The binder of documents reviewed in camera contains different types of documents that are not clear as to whether they were already produced. Although it is likely the documents have already been produced, for completeness sake the Court will address the documents.
This email summarizes Haas's phone call with Rita Souther from the Bureau of Indian Affairs. The email is not privileged because it simply summarizes the discussion with Souther. No legal advice or opinions are addressed and the memo is not deliberative in nature. The email shall be produced.
This email addresses AB-2992. The email is privileged because it relays legal advice. The email is also protected by the deliberative process privilege because it addresses deliberations regarding proposed changes to A-2292 and the positions of the Division and Department.
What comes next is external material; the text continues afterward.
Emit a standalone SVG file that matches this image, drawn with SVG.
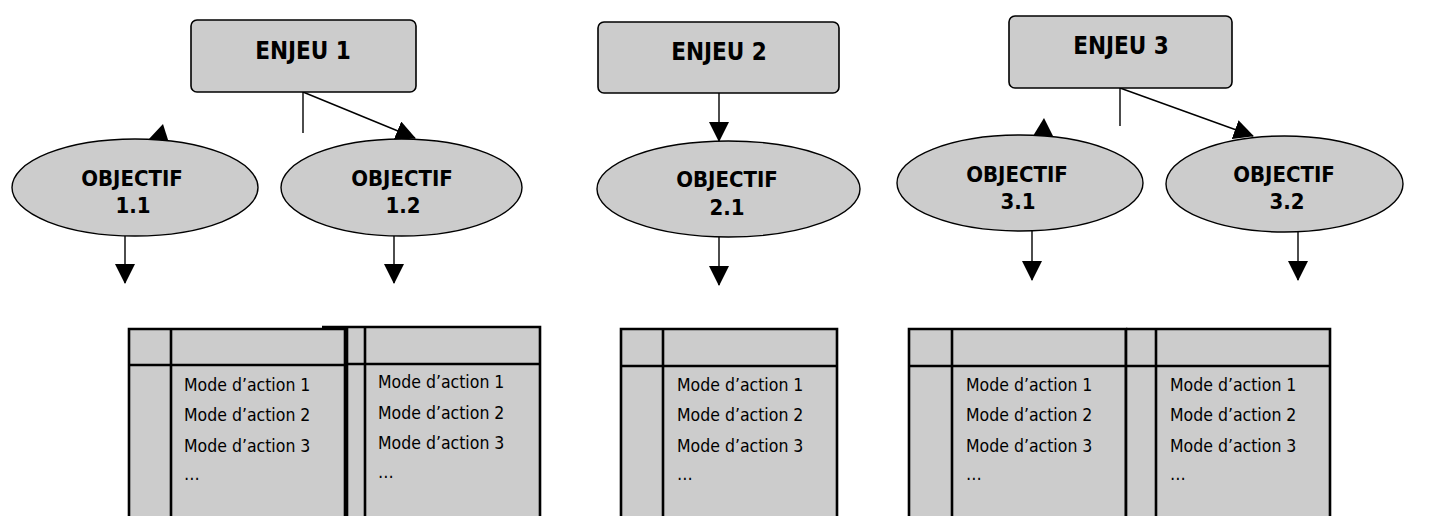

Since the email does not contain materially important information to plaintiff's case, the State's interest in confidentiality outweighs plaintiff's interest in publication.
This proposed substitute bill is not privileged and shall be produced.
This Declaration is not privileged and shall be produced.
This email sent to the Secretary of State provides comments regarding "Draft 6 of Executive Order from Clarke Bruno." The email is not protected by the attorney-client privilege because it is not sent by, to or at the request of an attorney. The email is classic deliberative process privileged material as it addresses drafts of a proposed Executive Order. The State's paramount interest in keeping communications of this type confidential outweighs plaintiff's interest in publication.
In these emails Finkel cites to February 2011 emails regarding the tribal recognition issue. The email is protected by the attorney-client privilege as it contains conversations amongst attorneys regarding their legal opinions and conclusions regarding issues related to tribal recognition.
These emails concern background materials for a meeting with plaintiff. No legal advice or opinions are exchanged so the attorney-client privilege is not applicable. Further, the deliberative process privilege is not applicable because no deliberations are discussed. These emails shall be produced.
The Court assumes, but is not certain, that all of the documents in its binder after OPRA26 and before OPRA35 have been produced. (These pages are not numbered). If not, the documents shall be produced as they are not privileged. These include: January 7, 2013 fax cover sheet, August 13, 2012 Stanton letter to McIntyre and Suarez, December 14, 2001 letter from Suarez to Stanton, September 9, 1992 letter from M. Efstratiados to R. Hart, AB2292, July 29, 2002 fax cover sheet, Senate Concurrent Resolution 104, Senate Concurrent Resolution 73, Assembly Concurrent Resolution, 303, July 22, 2002 letter from plaintiff to Stanton, July 15, 2002 letter from Stanton to M. Gould, June 15, 2001 letter from Stanton to J. Farmer, and August 10, 1998 letter from Stanton to P. Verniero.
This is a draft letter to the Secretary of State regarding whether plaintiff and two other tribes were officially recognized as tribes of the State of New Jersey. The draft contains legal opinions and advice and, therefore, is privileged. At this time, the Court does not know if a final version of this letter was sent and who were the final recipients. Defendant is directed to determine if the letter was finalized and sent out. If yes, a copy shall be sent to the Court to determine what portions of the draft and/or final letter should be produced, if any.
For all the foregoing reasons, defendant's Motion for Protective Order is GRANTED in part and DENIED in part. An appropriate accompanying Order was entered on September 15, 2017 [Doc. No. 76].